=== What is needed ===
Take the listing from its first line through the line that contains "84, left: 75" and please retype those lines exactly, leaving out the pictures.

=== Data excerpt ===
■ ■ ■ ■ ■ ■ ■
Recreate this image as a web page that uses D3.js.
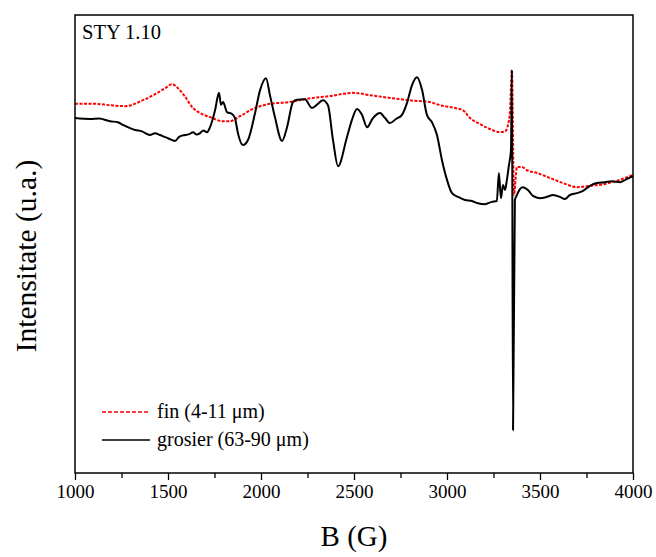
<!DOCTYPE html>
<html>
<head>
<meta charset="utf-8">
<script src="https://cdn.jsdelivr.net/npm/d3@7"></script>
<style>
  body { margin: 0; background: #fff; }
  svg { display: block; font-family: "Liberation Serif", "Times New Roman", serif; }
</style>
</head>
<body>
<div id="main"></div>
<script>
const WIDTH = 656;
const HEIGHT = 557;
const MARGIN = { top: 15, right: 23, bottom: 84, left: 75 };

/**
 * Data (B in Gauss, intensity in arbitrary units)
 */
const xTicks = [1000, 1500, 2000, 2500, 3000, 3500, 4000];
const xMinorTicks = [1250, 1750, 2250, 2750, 3250, 3750];

const grosierB = [1000, 1081, 1130, 1188, 1230, 1258, 1290, 1323, 1360, 1403, 1430, 1457, 1480, 1500, 1538, 1560, 1591, 1615, 1634, 1655, 1672, 1690, 1710, 1726, 1753, 1774, 1785, 1796, 1817, 1844, 1860, 1876, 1903, 1930, 1968, 1995, 2027, 2048, 2075, 2113, 2140, 2172, 2193, 2236, 2274, 2306, 2333, 2360, 2387, 2414, 2462, 2489, 2516, 2543, 2570, 2602, 2640, 2667, 2693, 2726, 2758, 2785, 2812, 2839, 2866, 2892, 2919, 2946, 2973, 3000, 3027, 3059, 3097, 3134, 3166, 3204, 3241, 3268, 3279, 3290, 3301, 3312, 3322, 3333, 3344, 3349, 3355, 3365, 3376, 3392, 3408, 3435, 3462, 3500, 3538, 3570, 3607, 3634, 3661, 3699, 3731, 3769, 3806, 3849, 3887, 3930, 3968, 4000];
const grosierI = [77.5, 77.3, 77.4, 76.8, 76.6, 76.0, 75.4, 74.9, 74.6, 73.8, 74.2, 73.8, 73.4, 73.1, 72.5, 73.4, 73.8, 74.0, 74.4, 73.9, 74.2, 74.8, 74.4, 75.5, 79.2, 83.0, 80.4, 81.0, 78.8, 78.4, 77.5, 74.2, 71.6, 72.7, 78.6, 83.6, 86.2, 82.5, 77.7, 72.5, 75.5, 81.0, 81.5, 81.6, 79.7, 80.6, 81.4, 80.3, 72.7, 67.0, 73.3, 77.1, 79.5, 78.2, 75.5, 77.5, 78.6, 77.5, 76.4, 77.3, 78.2, 80.8, 84.7, 86.4, 83.6, 78.2, 76.6, 73.8, 68.3, 64.0, 61.1, 60.3, 59.6, 59.4, 58.9, 58.7, 59.2, 59.4, 65.5, 60.0, 62.9, 61.8, 64.0, 67.2, 70.5, 88.0, 9.4, 59.6, 60.7, 62.0, 62.4, 61.8, 60.5, 60.0, 60.3, 60.7, 60.3, 59.8, 60.7, 61.1, 61.6, 62.7, 63.3, 63.5, 63.7, 63.5, 64.2, 64.8];

const finB = [1000, 1108, 1188, 1269, 1366, 1430, 1484, 1522, 1554, 1591, 1634, 1672, 1726, 1796, 1833, 1887, 1957, 2048, 2156, 2247, 2371, 2495, 2586, 2693, 2817, 2908, 2962, 3043, 3086, 3124, 3177, 3231, 3285, 3312, 3328, 3339, 3349, 3360, 3376, 3403, 3430, 3484, 3554, 3624, 3699, 3769, 3849, 3930, 4000];
const finI = [80.6, 80.6, 80.3, 80.1, 81.4, 82.7, 84.0, 84.9, 84.0, 82.2, 79.7, 78.6, 77.7, 76.8, 76.8, 77.9, 79.5, 80.6, 81.0, 81.7, 82.3, 83.0, 82.5, 81.9, 81.3, 81.0, 80.3, 79.7, 79.2, 77.5, 76.2, 75.1, 74.4, 74.6, 76.0, 79.2, 88.0, 60.7, 66.8, 66.8, 66.1, 65.5, 64.4, 63.3, 62.4, 62.7, 63.1, 64.0, 65.1];

const SERIES = [
  { name: "fin (4-11 \u03bcm)", b: finB, v: finI, color: "#ff0000", dash: "3,1.5", legendDash: "4,2", width: 2 },
  { name: "grosier (63-90 \u03bcm)", b: grosierB, v: grosierI, color: "#000000", dash: null, legendDash: null, width: 2 }
];

/**
 * Scales
 */
const x = d3.scaleLinear().domain([1000, 4000]).range([MARGIN.left, WIDTH - MARGIN.right]);
const y = d3.scaleLinear().domain([0, 100]).range([HEIGHT - MARGIN.bottom, MARGIN.top]);

function getSvg() {
  return d3.select("#main")
    .append("svg")
    .attr("width", WIDTH)
    .attr("height", HEIGHT)
    .attr("viewBox", [0, 0, WIDTH, HEIGHT]);
}

function renderAxes(svg) {
  const bottom = HEIGHT - MARGIN.bottom;

  // minor ticks first, then major with labels
  svg.append("g")
    .attr("transform", `translate(0, ${bottom})`)
    .call(d3.axisBottom(x).tickValues(xMinorTicks).tickSize(5).tickFormat(""))
    .call(g => g.select(".domain").remove())
    .selectAll("line").attr("stroke-width", 1.3);

  const ax = svg.append("g")
    .attr("transform", `translate(0, ${bottom})`)
    .call(d3.axisBottom(x).tickValues(xTicks).tickSize(7).tickPadding(5).tickFormat(d3.format("d")));
  ax.select(".domain").remove();
  ax.selectAll("line").attr("stroke-width", 1.3);
  ax.selectAll("text")
    .attr("font-size", 19)
    .attr("font-family", "Liberation Serif, serif")
    .attr("fill", "#000");

  // frame
  svg.append("rect")
    .attr("x", MARGIN.left)
    .attr("y", MARGIN.top)
    .attr("width", WIDTH - MARGIN.left - MARGIN.right)
    .attr("height", HEIGHT - MARGIN.top - MARGIN.bottom)
    .attr("fill", "none")
    .attr("stroke", "#000")
    .attr("stroke-width", 1.5);
}

function renderLines(svg) {
  const line = d3.line()
    .curve(d3.curveMonotoneX)
    .x(d => x(d[0]))
    .y(d => y(d[1]));

  for (const s of SERIES) {
    svg.append("path")
      .datum(s.b.map((b, i) => [b, s.v[i]]))
      .attr("d", line)
      .attr("fill", "none")
      .attr("stroke", s.color)
      .attr("stroke-width", s.width)
      .attr("stroke-dasharray", s.dash)
      .attr("stroke-linejoin", "round");
  }
}

function renderLabels(svg) {
  svg.append("text")
    .attr("x", 82)
    .attr("y", 39)
    .attr("font-size", 20.5)
    .text("STY 1.10");

  svg.append("text")
    .attr("x", (MARGIN.left + WIDTH - MARGIN.right) / 2)
    .attr("y", 546)
    .attr("text-anchor", "middle")
    .attr("font-size", 29)
    .text("B (G)");

  svg.append("text")
    .attr("transform", `translate(36, ${(MARGIN.top + HEIGHT - MARGIN.bottom) / 2 + 12}) rotate(-90)`)
    .attr("text-anchor", "middle")
    .attr("font-size", 29.5)
    .text("Intensitate (u.a.)");
}

function renderLegend(svg) {
  const rows = [412, 440];
  SERIES.forEach((s, i) => {
    svg.append("line")
      .attr("x1", 102).attr("x2", 150)
      .attr("y1", rows[i]).attr("y2", rows[i])
      .attr("stroke", s.color)
      .attr("stroke-width", 1.3)
      .attr("stroke-dasharray", s.legendDash);
    svg.append("text")
      .attr("x", 157)
      .attr("y", rows[i] + 6)
      .attr("font-size", 20)
      .text(s.name);
  });
}

const svg = getSvg();
renderLines(svg);
renderAxes(svg);
renderLabels(svg);
renderLegend(svg);
</script>
</body>
</html>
■ ■ ■ ■ ■ ■ ■
=== Solution to the exercise ===
Recreate this image as a web page that uses D3.js.
<!DOCTYPE html>
<html>
<head>
<meta charset="utf-8">
<script src="https://cdn.jsdelivr.net/npm/d3@7"></script>
<style>
  body { margin: 0; background: #fff; }
  svg { display: block; font-family: "Liberation Serif", "Times New Roman", serif; }
</style>
</head>
<body>
<div id="main"></div>
<script>
const WIDTH = 656;
const HEIGHT = 557;
const MARGIN = { top: 15, right: 23, bottom: 84, left: 75 };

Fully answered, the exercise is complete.